UK retail sales grew by 0.7% in June, the third consecutive month of growth, driven by summer sales and favorable weather. The result surprised markets, given the consensus forecast for a 0.2% increase. However, on an annual basis, sales declined by 1%.
Meanwhile, consumer confidence in the UK fell for the first time in six months as rising prices and higher interest rates continued to pressure the UK consumer.
JPY
The Japanese Yen continues to tumble today after the release of softer-than-expected inflation data and another dose of dovish rhetoric from the BoJ sent the currency plummeting over 0.8% on the day. With the decline, the Yen is well on its way to its worst weekly performance since February – wiping out most of last week's gains in the process.
Japan's annual inflation rate rose slightly to 3.3% in June, below market expectations of 3.5%. Despite declines in fuel and utility prices, food and other household items continued to rise, causing core inflation to rise to 3.3%. In addition, monthly CPI rose 0.2%.
Finally, a recent Reuters report noted the BoJ is expected to keep its key yield control policy unchanged after its upcoming monetary policy meeting next week – putting further pressure on the Yen.
CAD
The Loonie is on the back foot this morning as traders assess Canada's latest retail sales figures.
Canadian retail sales are projected to have flatlined in June after a posting 0.2% increase in May, with motor vehicles and food retailers performing well, but general merchandise and healthcare retailers saw a decline. In addition, annual sales rose by 0.5%, the slowest increase since Q2 2020.
Turning to the housing market, new home prices in Canada remained unchanged at 0.1% in June, slightly above forecasts. Prices increased in some areas due to improved market conditions and construction costs, but annualized prices fell by 0.7% as rising interest rates continued to sap demand.
MXN
The Mexican Peso is declining again this morning, although rebounding off the lows, as the stronger Dollar and yesterday's disappointing retail sales data out of Mexico weigh on the currency. As the North American session kicks off, the Peso is staring at the prospect of its most significant weekly drop since March.

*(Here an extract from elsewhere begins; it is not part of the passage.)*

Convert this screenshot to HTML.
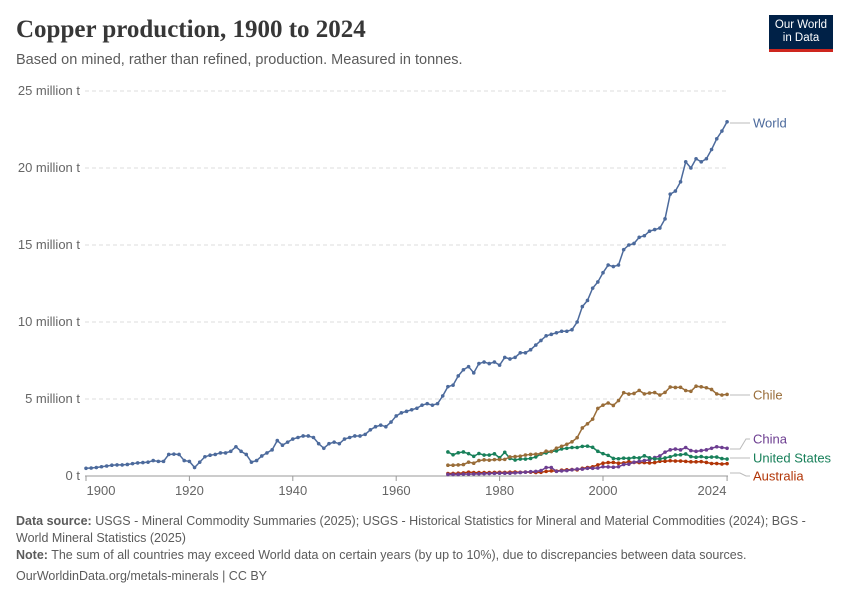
<!DOCTYPE html>
<html><head><meta charset="utf-8"><style>
body{margin:0;background:#fff;font-family:"Liberation Sans",sans-serif;}
#c{position:relative;width:850px;height:600px;overflow:hidden}
.t{position:absolute;white-space:nowrap}
</style></head><body><div id="c">
<div class="t" style="left:16px;top:16px;font-family:'Liberation Serif',serif;font-size:25px;font-weight:bold;color:#373737">Copper production, 1900 to 2024</div>
<div class="t" style="left:16px;top:52px;font-size:14.5px;color:#5b5b5b">Based on mined, rather than refined, production. Measured in tonnes.</div>
<div style="position:absolute;left:769px;top:15px;width:64px;height:37px;background:#002147;border-bottom:3px solid #ce261e;box-sizing:border-box;color:#fff;font-size:11.5px;line-height:13px;text-align:center;padding-top:4px">Our World<br>in Data</div>
<svg id="s" width="850" height="600" style="position:absolute;left:0;top:0" font-family="Liberation Sans, sans-serif"></svg>
<div class="t" style="left:16px;top:513px;font-size:12.5px;color:#5b5b5b;line-height:17px;white-space:normal;width:820px"><b>Data source:</b> USGS - Mineral Commodity Summaries (2025); USGS - Historical Statistics for Mineral and Material Commodities (2024); BGS - World Mineral Statistics (2025)</div>
<div class="t" style="left:16px;top:548px;font-size:12.5px;color:#5b5b5b"><b>Note:</b> The sum of all countries may exceed World data on certain years (by up to 10%), due to discrepancies between data sources.</div>
<div class="t" style="left:16px;top:569px;font-size:12.5px;color:#5b5b5b">OurWorldinData.org/metals-minerals | CC BY</div>
</div>
<script>
const s=document.getElementById('s');let h='';
const X=y=>86+(y-1900)*5.17, Y=v=>476-v*15.4;
[0,5,10,15,20,25].forEach(v=>{const y=Y(v);
h+=`<line x1="85" x2="728" y1="${y}" y2="${y}" stroke="#ddd" ${v?'stroke-dasharray="4,3"':''}/>`;
h+=`<text x="80" y="${y+4}" text-anchor="end" font-size="13" fill="#666">${v?v+' million t':'0 t'}</text>`;});
h+=`<line x1="85" x2="728" y1="476" y2="476" stroke="#999"/>`;
[[1900,101],[1920],[1940],[1960],[1980],[2000],[2024,712]].forEach(a=>{const x=X(a[0]);
h+=`<line x1="${x}" x2="${x}" y1="476" y2="481" stroke="#999"/><text x="${a[1]||x}" y="495" text-anchor="middle" font-size="13" fill="#666">${a[0]}</text>`;});
const W=[0.5,0.52,0.55,0.6,0.65,0.7,0.72,0.72,0.75,0.8,0.85,0.87,0.9,1.0,0.95,0.95,1.4,1.42,1.4,1.0,0.95,0.55,0.9,1.25,1.35,1.4,1.5,1.5,1.6,1.9,1.6,1.4,0.9,1.0,1.3,1.5,1.7,2.3,2.0,2.2,2.4,2.5,2.6,2.6,2.5,2.1,1.8,2.1,2.2,2.1,2.4,2.5,2.6,2.6,2.7,3.0,3.2,3.3,3.2,3.5,3.9,4.1,4.2,4.3,4.4,4.6,4.7,4.6,4.7,5.2,5.8,5.9,6.5,6.9,7.1,6.7,7.3,7.4,7.3,7.4,7.2,7.7,7.6,7.7,8.0,8.0,8.2,8.5,8.8,9.1,9.2,9.3,9.4,9.4,9.5,10.0,11.0,11.4,12.2,12.6,13.2,13.7,13.6,13.7,14.7,15.0,15.1,15.5,15.6,15.9,16.0,16.1,16.7,18.3,18.5,19.1,20.4,20.0,20.6,20.4,20.6,21.2,21.9,22.4,23.0];
const C=[0.7,0.7,0.72,0.74,0.9,0.83,1.0,1.05,1.03,1.06,1.07,1.08,1.24,1.26,1.29,1.36,1.4,1.42,1.45,1.61,1.59,1.81,1.93,2.06,2.22,2.49,3.12,3.39,3.69,4.39,4.6,4.74,4.58,4.9,5.41,5.32,5.36,5.56,5.33,5.39,5.42,5.26,5.43,5.78,5.75,5.76,5.55,5.5,5.83,5.79,5.73,5.62,5.33,5.26,5.3];
const U=[1.56,1.38,1.51,1.56,1.45,1.28,1.46,1.36,1.36,1.44,1.18,1.54,1.14,1.04,1.1,1.1,1.14,1.24,1.42,1.5,1.59,1.63,1.76,1.8,1.85,1.85,1.92,1.94,1.86,1.6,1.45,1.34,1.14,1.12,1.16,1.14,1.2,1.17,1.31,1.18,1.11,1.11,1.17,1.25,1.36,1.38,1.43,1.26,1.22,1.26,1.2,1.23,1.23,1.13,1.1];
const CH=[0.1,0.1,0.1,0.12,0.12,0.13,0.14,0.15,0.16,0.17,0.18,0.18,0.18,0.2,0.22,0.25,0.28,0.3,0.35,0.55,0.55,0.3,0.33,0.35,0.4,0.45,0.45,0.5,0.5,0.52,0.6,0.59,0.57,0.6,0.75,0.77,0.9,0.95,1.0,1.05,1.2,1.3,1.55,1.7,1.75,1.7,1.85,1.65,1.6,1.65,1.7,1.8,1.9,1.85,1.8];
const A=[0.16,0.17,0.18,0.2,0.25,0.22,0.22,0.22,0.22,0.23,0.24,0.23,0.25,0.26,0.24,0.26,0.25,0.23,0.24,0.3,0.33,0.32,0.38,0.4,0.42,0.4,0.5,0.55,0.6,0.72,0.83,0.87,0.88,0.83,0.85,0.93,0.88,0.87,0.87,0.85,0.87,0.96,0.96,0.99,0.97,0.97,0.95,0.92,0.92,0.93,0.88,0.81,0.81,0.78,0.8];
function ser(d,y0,col){const p=d.map((v,i)=>[X(y0+i),Y(v)]);
h+=`<polyline fill="none" stroke="${col}" stroke-width="1.5" points="${p.map(q=>q.join(',')).join(' ')}"/>`;
p.forEach(q=>h+=`<circle cx="${q[0]}" cy="${q[1]}" r="1.8" fill="${col}"/>`);}
ser(A,1970,'#b13507');ser(CH,1970,'#6d3e91');ser(U,1970,'#18805a');ser(C,1970,'#996d39');ser(W,1900,'#4c6a9c');
[['World',123,123,'#4c6a9c'],['Chile',395,395,'#996d39'],['China',449,439,'#6d3e91'],['United States',458,458,'#18805a'],['Australia',473,476,'#b13507']].forEach(l=>{
h+=`<polyline fill="none" stroke="#bbb" points="730,${l[1]} 740,${l[1]} 746,${l[2]} 750,${l[2]}"/><text x="753" y="${l[2]+4.5}" font-size="13" fill="${l[3]}">${l[0]}</text>`;});
s.innerHTML=h;
</script></body></html>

Next on the calendar for MXN traders is July's mid-month inflation data scheduled for release Monday at 8:00 AM EST. On an annual basis, the June headline figure fell to 5.18%, its lowest level since March 2021, keeping with the declining trend seen in the index since September 2022.
BRL
The Brazilian Real is moving higher this morning and entering the final session up 0.1% against the Dollar on the week. Given the quiet stretch on the Brazilian economic calendar this week, BRL traders will be eager to turn the page to next week with some critical data and reports on the docket.
Next week begins with the latest BCB Focus Market Report, where the central bank will provide fresh market forecasts on inflation, interest rates, and other key economic indicators for Brazil. The rest of the week will include multiple looks at Brazil's consumer inflation, producer prices, consumer sentiment, and unemployment data.
CNY
After yesterday's 0.84% rally versus the Dollar, the Chinese Yuan is stepping back this morning and heading towards its first losing week of the month. Despite the PBoC's latest higher-than-expected fixing, the broad demand for Dollars is proving too challenging for the Yuan today.
Meanwhile, Chinese authorities revealed new efforts to increase automobile and electronics sales to support the slowing economy. Measures include increasing car purchase quotas, supporting sales of second-hand vehicles, and encouraging the application of domestic AI technology in electronics.
While it is a start, markets remain focused on the next annual Politburo meeting, likely to take place this month, for a more comprehensive fiscal stimulus package to be unveiled.